• It’s hard if you have unprotected, shared mutable state. If you use a language that uses immutable data structures (Haskell, Clojure, Erlang) it’s easy! If you use a language that won’t let you share mutable data without the required protection (Rust) it’s also easy! Everything else and you can be sure that even if it looks like it works, it most likely doesn’t.

    • Yep. I remember parallelising emarrasingly parallel C++ code once. I had an array for the results of each job, but forgot to give each job their own index in the array. So everyone wrote their results to the zeroeth entry in parallel. It was cache efficient this way, but the result was not what I expected.

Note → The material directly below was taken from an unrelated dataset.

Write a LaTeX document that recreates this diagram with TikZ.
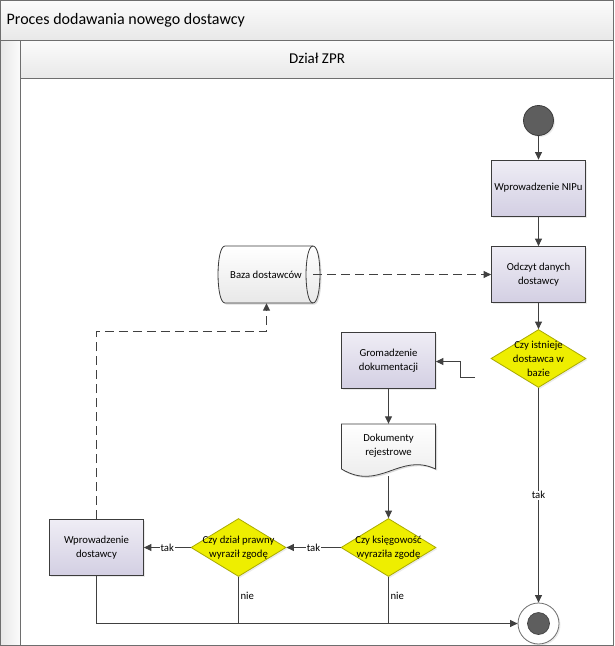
\documentclass[tikz,border=0pt]{standalone}
\usepackage{fontspec}
\setmainfont{Carlito}
\usetikzlibrary{shapes.geometric,arrows.meta,shadows}

\definecolor{frameline}{HTML}{6E6E6E}
\definecolor{barTop}{HTML}{FBFBFB}
\definecolor{barBot}{HTML}{E8E8E8}
\definecolor{taskTop}{HTML}{EFEDF5}
\definecolor{taskBot}{HTML}{D3CFE3}
\definecolor{taskLine}{HTML}{3C3C3C}
\definecolor{decFill}{RGB}{238,238,0}
\definecolor{decLine}{RGB}{170,170,0}
\definecolor{flow}{HTML}{404040}
\definecolor{dotFill}{HTML}{5E5E5E}

\tikzset{
  every node/.style={font=\fontsize{10.7}{13.8}\selectfont},
  softshadow/.style={drop shadow={opacity=0.16,shadow xshift=1.5pt,shadow yshift=-1.5pt}},
  task/.style={rectangle,draw=taskLine,line width=0.8pt,top color=taskTop,bottom color=taskBot,
    minimum width=94pt,minimum height=56pt,align=center,inner sep=2pt,softshadow},
  decision/.style={diamond,draw=decLine,line width=0.8pt,fill=decFill,
    minimum width=95pt,minimum height=58pt,inner sep=0pt,softshadow},
  dectext/.style={align=center,inner sep=0pt,font=\fontsize{10.7}{14}\selectfont},
  anchorbox/.style={rectangle,inner sep=0pt},
  flowline/.style={draw=flow,line width=1pt},
  arrow/.style={flowline,-{Triangle[length=7.5pt,width=7pt]}},
  dasharrow/.style={arrow,dash pattern=on 9pt off 5pt},
  edgelabel/.style={fill=white,inner sep=1pt},
  nielabel/.style={anchor=west,pos=0.4,inner sep=1.5pt},
}

\begin{document}
\begin{tikzpicture}[x=1pt,y=-1pt]
\useasboundingbox (0,0) rectangle (615,646);

% pool frame, title bar, lane strip and lane header
\shade[top color=barTop,bottom color=barBot] (0.5,0.5) rectangle (613.5,40.5);
\shade[left color=barBot,right color=barTop] (0.5,40.5) rectangle (20.5,645.5);
\shade[top color=barTop,bottom color=barBot] (20.5,40.5) rectangle (613.5,78.5);
\draw[frameline,line width=1pt] (0.5,0.5) rectangle (613.5,645.5);
\draw[frameline,line width=1pt] (0.5,40.5) -- (613.5,40.5);
\draw[frameline,line width=1pt] (20.5,40.5) -- (20.5,645.5);
\draw[frameline,line width=1pt] (20.5,78.5) -- (613.5,78.5);
\node[anchor=west,inner sep=0pt,font=\fontsize{16}{19}\selectfont] (pooltitle) at (6.5,20.5) {Proces dodawania nowego dostawcy};
\node[font=\fontsize{15}{18}\selectfont] (lanetitle) at (317,58.5) {Dział ZPR};

% start and end events
\node[circle,draw=taskLine,line width=0.8pt,fill=dotFill,minimum size=30pt,inner sep=0pt,softshadow] (start) at (538.5,120.5) {};
\node[circle,draw=frameline,line width=0.8pt,fill=white,minimum size=41pt,inner sep=0pt,softshadow] (end) at (538.5,623.5) {};
\node[circle,draw=taskLine,line width=0.6pt,fill=dotFill,minimum size=22pt,inner sep=0pt] (endcore) at (end) {};

% activities
\node[task] (nip) at (538.5,188) {Wprowadzenie NIPu};
\node[task] (read) at (538.5,274.5) {Odczyt danych\\dostawcy};
\node[task] (gather) at (388.5,360.5) {Gromadzenie\\dokumentacji};
\node[task] (enter) at (96.5,547.5) {Wprowadzenie\\dostawcy};

% data store drawn as a horizontal cylinder
\node[anchorbox,minimum width=102pt,minimum height=57pt] (db) at (269,274.5) {};
\fill[black,opacity=0.14] (226.5,247.5) -- (314.5,247.5)
  .. controls (323.8,247.5) and (323.8,304.5) .. (314.5,304.5) -- (226.5,304.5)
  .. controls (217.2,304.5) and (217.2,247.5) .. (226.5,247.5) -- cycle;
\draw[taskLine,line width=0.8pt,top color=white,bottom color=barBot]
  (225,246) -- (313,246) .. controls (322.3,246) and (322.3,303) .. (313,303)
  -- (225,303) .. controls (215.7,303) and (215.7,246) .. (225,246) -- cycle;
\draw[taskLine,line width=0.8pt] (313,246) .. controls (303.7,246) and (303.7,303) .. (313,303);
\node (dbtext) at (266,274.5) {Baza dostawców};

% document with wavy lower edge
\node[anchorbox,minimum width=94pt,minimum height=52pt] (docs) at (388.5,450) {};
\fill[black,opacity=0.14] (343,425.5) -- (437,425.5) -- (437,470.5)
  .. controls (401,453.5) and (381,493.5) .. (343,470.5) -- cycle;
\draw[taskLine,line width=0.8pt,top color=white,bottom color=barBot]
  (341.5,424) -- (435.5,424) -- (435.5,469) .. controls (399.5,452) and (379.5,492) .. (341.5,469) -- cycle;
\node[align=center] (docstext) at (388.5,446) {Dokumenty\\rejestrowe};

% decisions
\node[decision] (exists) at (538.5,358.5) {};
\node[dectext] at (exists) {Czy istnieje\\dostawca w\\bazie};
\node[decision] (acc) at (388.5,547.5) {};
\node[dectext] at (acc) {Czy księgowość\\wyraziła zgodę};
\node[decision] (legal) at (238.5,547.5) {};
\node[dectext] at (legal) {Czy dział prawny\\wyraził zgodę};

% sequence flows
\draw[arrow] (start) -- (nip);
\draw[arrow] (nip) -- (read);
\draw[arrow] (read) -- (exists);
\draw[arrow] (exists) -- node[edgelabel,pos=0.5] {tak} (end);
\coordinate (loose) at (475,377.5);
\draw[arrow] (loose) -- (460.5,377.5) |- (gather.east |- 0,361.5);
\draw[arrow] (gather) -- (docs.north);
\draw[arrow] (docs.south) -- (acc);
\draw[arrow] (acc) -- node[edgelabel] {tak} (legal);
\draw[arrow] (legal) -- node[edgelabel] {tak} (enter);
\draw[arrow] (enter.south) |- (end.west);
\draw[flowline] (legal.south) -- node[nielabel] {nie} (legal.south |- end.west);
\draw[flowline] (acc.south) -- node[nielabel] {nie} (acc.south |- end.west);

% data associations
\draw[dasharrow] (313,274.5) -- (read.west);
\coordinate (bend) at (266.5,331.5);
\draw[dasharrow] (enter.north) |- (bend) -- (bend |- db.south);
\end{tikzpicture}
\end{document}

    • Even if you work in permissive langauges like Java, if you start from the position of “this code will need to be thread safe”, its still not hard to do. The problem I’ve seen with more permsissive languages is that external libraries have bad systems built in and even if the code you write is threadsafe the external library csn introduce all sorts of weirdness.

      For example in Java, the SimpleDateFormat class which is a fairly standard way of parsing/outputting dates and is the go to example in all number of tutorials is not inherently threadsafe (and that’s part of the JDK!). Someone can write sensible stateless code and get tripped up by this.

    • The other way that it is easy is turn on autoparallel and/or autovectorize on your C compiler. Then no problem. You of course have to write code that can be usefully parallelized and/or vectorized by the compiler. A lot of stuff can be.